Prevention is better than cure as we all know. Preventing water and grit from reaching the floor is one of the fundamental things the client can do to prolong its life. Investing in a well-designed, good-quality barrier mat system will pay dividends. Make sure it’s large enough to be effective. You’ll need to maintain it too, so your investment continues to pay you back for a long time.

Inevitably some debris and grit will find its way onto the floor, and this can be abrasive, grinding away the floor’s protective finish. For small to medium sized areas, sweeping or vacuuming are the most effective ways to remove loose grit. To sweep grit from the floor in the shortest possible time you can use a vee sweeper, which has a wide sweeping head and covers a large area in a relatively short time.

If you’re going to damp mop or spray buff the floor, sweeping and vacuuming should always be your first job. You may be tempted to get the buffing machine out of the cupboard straight away and skip the sweeping or vacuuming stage but buffing a gritty floor with a nylon pad, even a soft one, can be rather like sanding it.

Sweeping and vacuuming will remove loose particles but what about contamination that’s stuck to the floor, such as mud, food residue, body fats on sports and activity floors for example? You need a damp cleaning method for this. Use as little water as possible to avoid damaging the floor, but enough to dissolve the dirt and lift it off the surface. It’s surprising how little water you need to do this properly; some ‘Rotowash’ style machines exploit very well. There are specialised cleaning products you can add to the water that break down dirt, grease and body fats but always make sure that they’re recommended by the floor manufacturer. Not all floor cleaners are the same, and a product designed to clean ceramic tiles for example, may damage a sealed wooden surface. For general dirt removal you can use a product such as Junckers Floor Cleaner for example and for degreasing sports floors, Junckers Neutralizer cuts through the contamination where a general cleaner may be ineffective.

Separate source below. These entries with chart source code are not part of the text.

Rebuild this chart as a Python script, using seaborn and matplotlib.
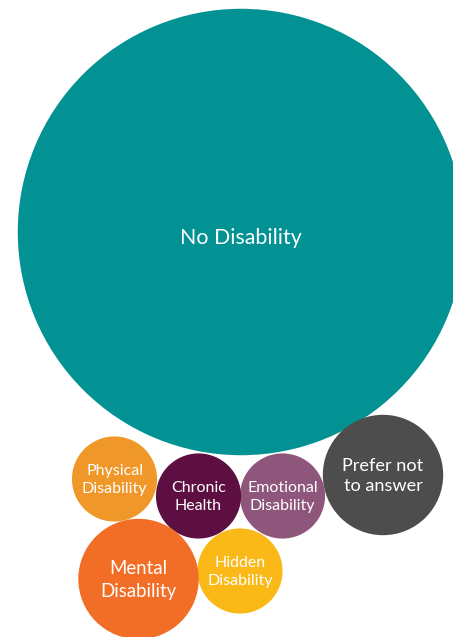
import matplotlib
matplotlib.use("Agg")
import matplotlib.pyplot as plt
import seaborn as sns
import pandas as pd
import numpy as np

# Survey responses by disability status
categories = ["No Disability", "Prefer not to answer", "Emotional Disability",
              "Chronic Health", "Physical Disability", "Hidden Disability",
              "Mental Disability"]
counts = [55, 4, 2, 2, 2, 2, 4]
labels = ["No Disability", "Prefer not\nto answer", "Emotional\nDisability",
          "Chronic\nHealth", "Physical\nDisability", "Hidden\nDisability",
          "Mental\nDisability"]
colors = ["#029293", "#4D4D4D", "#8E567B", "#5E0F42", "#F0972A", "#FBB918",
          "#F26E27"]

# Packed-bubble layout, in canvas pixel coordinates
centers = {
    "No Disability": (241, 232),
    "Prefer not to answer": (383, 475),
    "Emotional Disability": (282.5, 496),
    "Chronic Health": (198.5, 496),
    "Physical Disability": (114.5, 479),
    "Hidden Disability": (240, 571),
    "Mental Disability": (138.5, 579),
}
# Label font size and vertical nudge (pixels) per bubble
label_style = {
    "No Disability": (15.4, 6),
    "Prefer not to answer": (13.1, 1),
    "Emotional Disability": (11.5, 1),
    "Chronic Health": (11.5, 1),
    "Physical Disability": (11.5, 1),
    "Hidden Disability": (11.5, 1),
    "Mental Disability": (13.4, 1),
}

DPI = 100
W, H = 453, 637
PX_PER_UNIT = 30.1  # bubble radius in pixels per sqrt(count)

sns.set_theme(style="white")
plt.rcParams["font.family"] = ["Lato", "DejaVu Sans"]

fig = plt.figure(figsize=(W / DPI, H / DPI), dpi=DPI)
ax = fig.add_axes([0, 0, 1, 1])

df = pd.DataFrame({
    "category": categories,
    "count": counts,
    "x": [centers[c][0] for c in categories],
    "y": [centers[c][1] for c in categories],
})


def marker_area(v):
    """Scatter marker area (points^2) for a bubble whose area tracks v."""
    d_pt = 2 * PX_PER_UNIT * np.sqrt(v) * 72 / DPI
    return d_pt ** 2


vmin, vmax = min(counts), max(counts)
sns.scatterplot(
    data=df, x="x", y="y", hue="category",
    palette=dict(zip(categories, colors)),
    size="count", sizes=(marker_area(vmin), marker_area(vmax)),
    size_norm=(vmin, vmax), linewidth=0, alpha=1, legend=False, ax=ax,
)

for cat, lab in zip(categories, labels):
    x, y = centers[cat]
    fs, dy = label_style[cat]
    ax.text(x, y + dy, lab, ha="center", va="center", color="white",
            fontsize=fs, linespacing=1.38)

ax.set_xlim(0, W)
ax.set_ylim(H, 0)
ax.axis("off")

fig.savefig("out.png", dpi=DPI, facecolor="white")
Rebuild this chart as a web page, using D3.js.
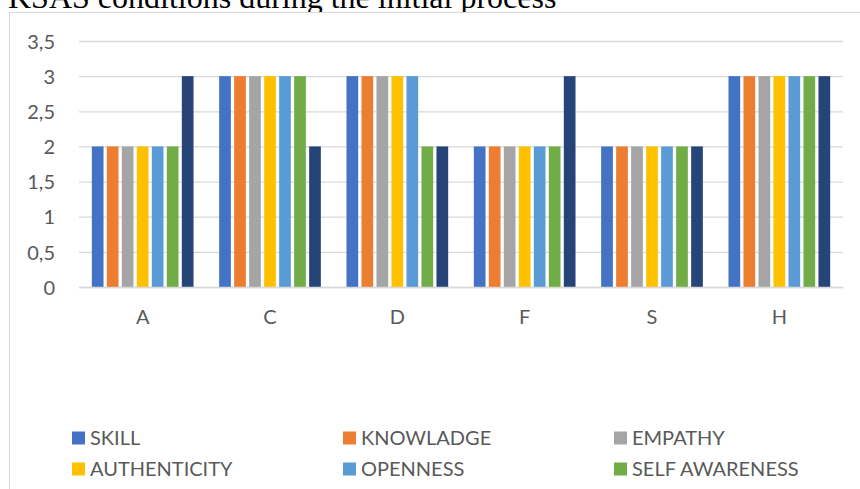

Customers with smaller floors may use a traditional mop and bucket, which is fine, providing the mop is well wrung out. The mop needs to be regularly rinsed out so you’re transferring dirt from the floor into the bucket, and the water must be changed regularly. If you fail to do these two things you will simply be rearranging the dirt.

Some clients ‘spray-buff’ the floor but it’s debatable if this is efficient if used in isolation. Spray buffing uses a rotary buffing machine mounted with a soft nylon pad. The operator sprays a small amount of water on the floor then passes the buffing machine over it. This is an effective way to detach dirt from the floor surface but must be followed by damp mopping with a mop and bucket, as described earlier, so the dirt is taken off the floor and into the bucket.

A scrubber dryer or Rotowash will perform both tasks in one operation and will be many times faster than traditional mop and bucket cleaning which is why most clients with larger floors will invest in one of these machines.

It may be tempting to apply polish to hide minor scratches and scuffs, but this can sometimes result in a slippery floor. Furthermore, at some point the floor will need to be resealed, but polish residues can be very difficult to remove and are notorious for causing adhesion problems, resulting in the new lacquer peeling off. The good news for clients is that looking after wooden floors is very straightforward and if they maintain their floors properly, they’re saved the cost and down-time associated with applying surface dressings.